**** RECORDS SHOWN

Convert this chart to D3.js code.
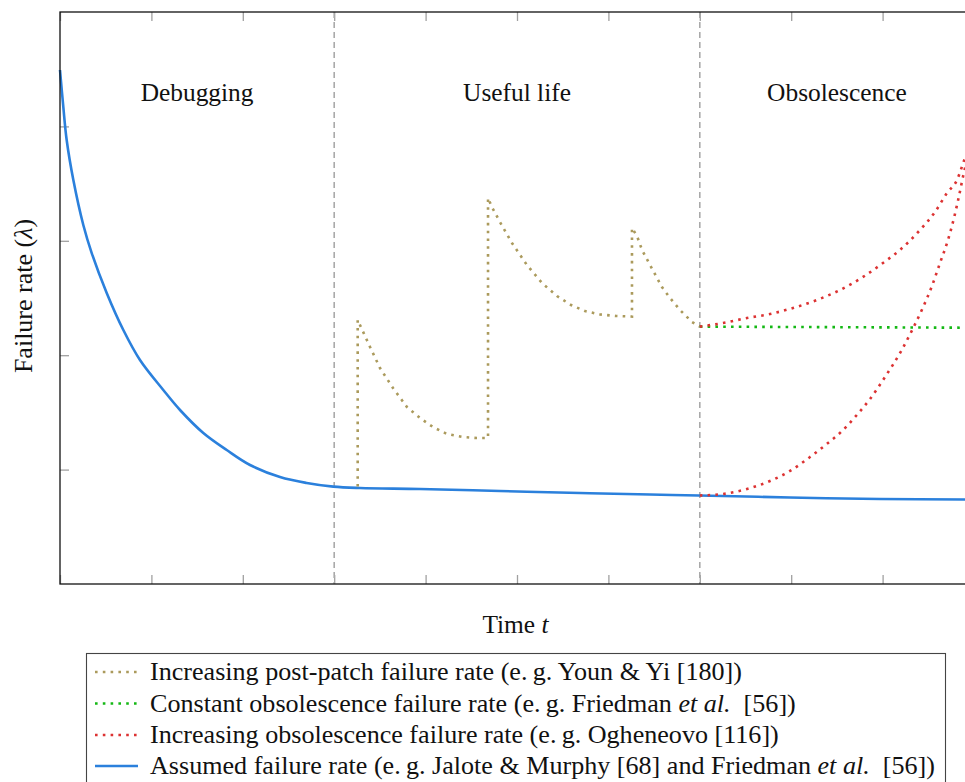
<!DOCTYPE html>
<html><head><meta charset="utf-8">
<script src="https://cdn.jsdelivr.net/npm/d3@7"></script>
<style>html,body{margin:0;padding:0;overflow:hidden;background:#fff}</style>
</head><body>
<svg id="c" width="965" height="782" xmlns="http://www.w3.org/2000/svg"></svg>
<script>
// ---------- data ----------
const xTicks = [0,1,2,3,4,5,6,7,8,9,10];
const yTicks = [1,2,3,4];
const phaseNames = ["Debugging","Useful life","Obsolescence"];
const phaseCenters = [1.5,5,8.5];
const phaseBounds = [3,7];

const blueT = [0,0.036,0.073,0.146,0.255,0.347,0.511,0.693,0.875,1.130,1.313,1.568,1.824,2.079,2.407,2.699,2.990,3.282,3.939,4.814,5.689,6.455,6.991,7.987,8.972,10];
const blueV = [4.493,4.172,3.881,3.531,3.138,2.893,2.544,2.220,1.958,1.696,1.521,1.320,1.171,1.040,0.935,0.883,0.851,0.839,0.830,0.813,0.795,0.782,0.774,0.756,0.743,0.739];

const patchT = [3.257,3.257,3.282,3.392,3.501,3.643,3.796,3.939,4.081,4.234,4.409,4.562,4.683,4.683,4.726,4.814,4.945,5.109,5.274,5.438,5.591,5.744,5.908,6.083,6.258,6.258,6.313,6.368,6.455,6.586,6.674,6.783,6.915,7.0];
const patchV = [0.852,2.308,2.264,2.072,1.888,1.713,1.547,1.451,1.372,1.311,1.285,1.276,1.276,3.374,3.295,3.164,2.981,2.788,2.631,2.517,2.439,2.386,2.356,2.343,2.338,3.112,3.042,2.920,2.789,2.596,2.500,2.395,2.290,2.25];

const constT = [7,10];
const constV = [2.25,2.24];

const incUpT = [7.0,7.254,7.516,7.768,8.020,8.282,8.534,8.786,9.004,9.190,9.409,9.573,9.705,9.814,9.902,10];
const incUpV = [2.25,2.281,2.325,2.360,2.413,2.483,2.570,2.684,2.806,2.920,3.094,3.252,3.418,3.531,3.724,3.881];

const incLowT = [7.0,7.254,7.516,7.768,7.987,8.206,8.403,8.556,8.709,8.862,9.026,9.209,9.329,9.439,9.540,9.628,9.712,9.781,9.836,9.891,10];
const incLowV = [0.774,0.787,0.830,0.900,0.988,1.110,1.233,1.337,1.469,1.617,1.809,2.045,2.229,2.413,2.605,2.806,2.998,3.199,3.392,3.601,3.881];

const legendLabels = [
  [["Increasing post-patch failure rate (e.\u2009g. Youn & Yi [180])", false]],
  [["Constant obsolescence failure rate (e.\u2009g. Friedman ", false],["et al.", true],["\u2002[56])", false]],
  [["Increasing obsolescence failure rate (e.\u2009g. Ogheneovo [116])", false]],
  [["Assumed failure rate (e.\u2009g. Jalote & Murphy [68] and Friedman ", false],["et al.", true],["\u2002[56])", false]]
];
const colors = {patch:"#ab9a5c", constant:"#14b814", inc:"#dc3232", blue:"#2b80dc"};

// ---------- chart ----------
const FONT = "'Liberation Serif', 'DejaVu Serif', serif";
const svg = d3.select("#c");
const x = d3.scaleLinear([0,10],[60,974]);
const y = d3.scaleLinear([0,5],[584,12]);

function styleAxis(a){
  a.select(".domain").remove();
  a.selectAll(".tick line").attr("stroke","#a0a0a0").attr("stroke-width",1.3);
}
const tk = 9;
svg.append("g").attr("transform",`translate(0,${y(0)})`)
  .call(d3.axisBottom(x).tickValues(xTicks).tickSizeInner(-tk).tickSizeOuter(0).tickFormat(""))
  .call(styleAxis);
svg.append("g").attr("transform",`translate(0,${y(5)})`)
  .call(d3.axisTop(x).tickValues(xTicks).tickSizeInner(-tk).tickSizeOuter(0).tickFormat(""))
  .call(styleAxis);
svg.append("g").attr("transform",`translate(${x(0)},0)`)
  .call(d3.axisLeft(y).tickValues(yTicks).tickSizeInner(-tk).tickSizeOuter(0).tickFormat(""))
  .call(styleAxis);
svg.append("g").attr("transform",`translate(${x(10)},0)`)
  .call(d3.axisRight(y).tickValues(yTicks).tickSizeInner(-tk).tickSizeOuter(0).tickFormat(""))
  .call(styleAxis);

// phase separators
svg.append("g").selectAll("line").data(phaseBounds).join("line")
  .attr("x1",d=>x(d)).attr("x2",d=>x(d)).attr("y1",y(5)).attr("y2",y(0))
  .attr("stroke","#aaaaaa").attr("stroke-width",1.6).attr("stroke-dasharray","6 4");

// phase labels
svg.append("g").selectAll("text").data(phaseNames).join("text")
  .attr("x",(d,i)=>x(phaseCenters[i])).attr("y",101)
  .attr("text-anchor","middle").attr("font-family",FONT).attr("font-size",25.4)
  .attr("fill","#111").text(d=>d);

const line = d3.line().x(d=>x(d[0])).y(d=>y(d[1]));
const zip = (a,b)=>a.map((v,i)=>[v,b[i]]);
const plot = svg.append("g");
plot.append("path").attr("d", line.curve(d3.curveCatmullRom.alpha(0.5))(zip(blueT,blueV)))
  .attr("fill","none").attr("stroke",colors.blue).attr("stroke-width",2.6);
line.curve(d3.curveLinear);
const dots = "2.6 5.2";
plot.append("path").attr("d", line(zip(patchT,patchV)))
  .attr("fill","none").attr("stroke",colors.patch).attr("stroke-width",2.6).attr("stroke-dasharray",dots);
plot.append("path").attr("d", line(zip(constT,constV)))
  .attr("fill","none").attr("stroke",colors.constant).attr("stroke-width",2.6).attr("stroke-dasharray",dots);
plot.append("path").attr("d", line.curve(d3.curveMonotoneX)(zip(incUpT,incUpV)))
  .attr("fill","none").attr("stroke",colors.inc).attr("stroke-width",2.6).attr("stroke-dasharray",dots);
plot.append("path").attr("d", line.curve(d3.curveMonotoneX)(zip(incLowT,incLowV)))
  .attr("fill","none").attr("stroke",colors.inc).attr("stroke-width",2.6).attr("stroke-dasharray",dots);

// frame
svg.append("rect").attr("x",x(0)).attr("y",y(5)).attr("width",x(10)-x(0)).attr("height",y(0)-y(5))
  .attr("fill","none").attr("stroke","#111").attr("stroke-width",1.3);

// axis labels
svg.append("text").attr("x",515.5).attr("y",633).attr("text-anchor","middle")
  .attr("font-family",FONT).attr("font-size",25.4).attr("fill","#111")
  .call(t=>{t.append("tspan").text("Time "); t.append("tspan").attr("font-style","italic").text("t");});
svg.append("text").attr("transform",`translate(32,${(y(0)+y(5))/2-2}) rotate(-90)`).attr("text-anchor","middle")
  .attr("font-family",FONT).attr("font-size",26).attr("fill","#111")
  .call(t=>{t.append("tspan").text("Failure rate ("); t.append("tspan").attr("font-style","italic").text("\u03bb"); t.append("tspan").text(")");});

// legend
const lg = svg.append("g");
lg.append("rect").attr("x",86.5).attr("y",653.5).attr("width",859).attr("height",200)
  .attr("fill","#fff").attr("stroke","#444").attr("stroke-width",1.1);
const legendStyles = [
  {c:colors.patch, dash:dots},
  {c:colors.constant, dash:dots},
  {c:colors.inc, dash:dots},
  {c:colors.blue, dash:null}
];
const rowY = [672,703.5,735,766];
legendStyles.forEach((s,i)=>{
  lg.append("line").attr("x1",95).attr("x2",138).attr("y1",rowY[i]).attr("y2",rowY[i])
    .attr("stroke",s.c).attr("stroke-width",2.6).attr("stroke-dasharray",s.dash);
  const t = lg.append("text").attr("x",150).attr("y",rowY[i]+8)
    .attr("font-family",FONT).attr("font-size",26.1).attr("fill","#111");
  legendLabels[i].forEach(p=>t.append("tspan").attr("font-style",p[1]?"italic":null).text(p[0]));
});
</script>
</body></html>
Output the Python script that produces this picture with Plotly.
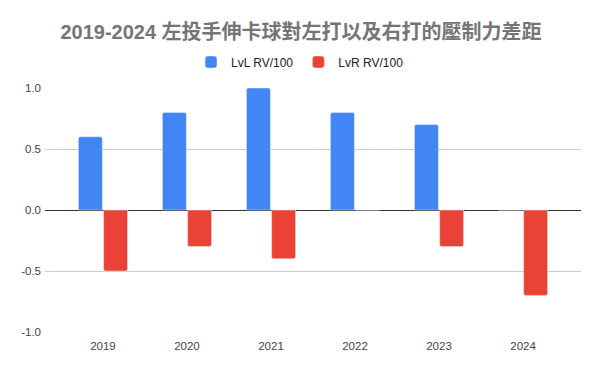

********

WHAT TO DO:
Report the number of lines in the listing where the string "script" appears, and nothing besides.

FINAL ANSWER:
4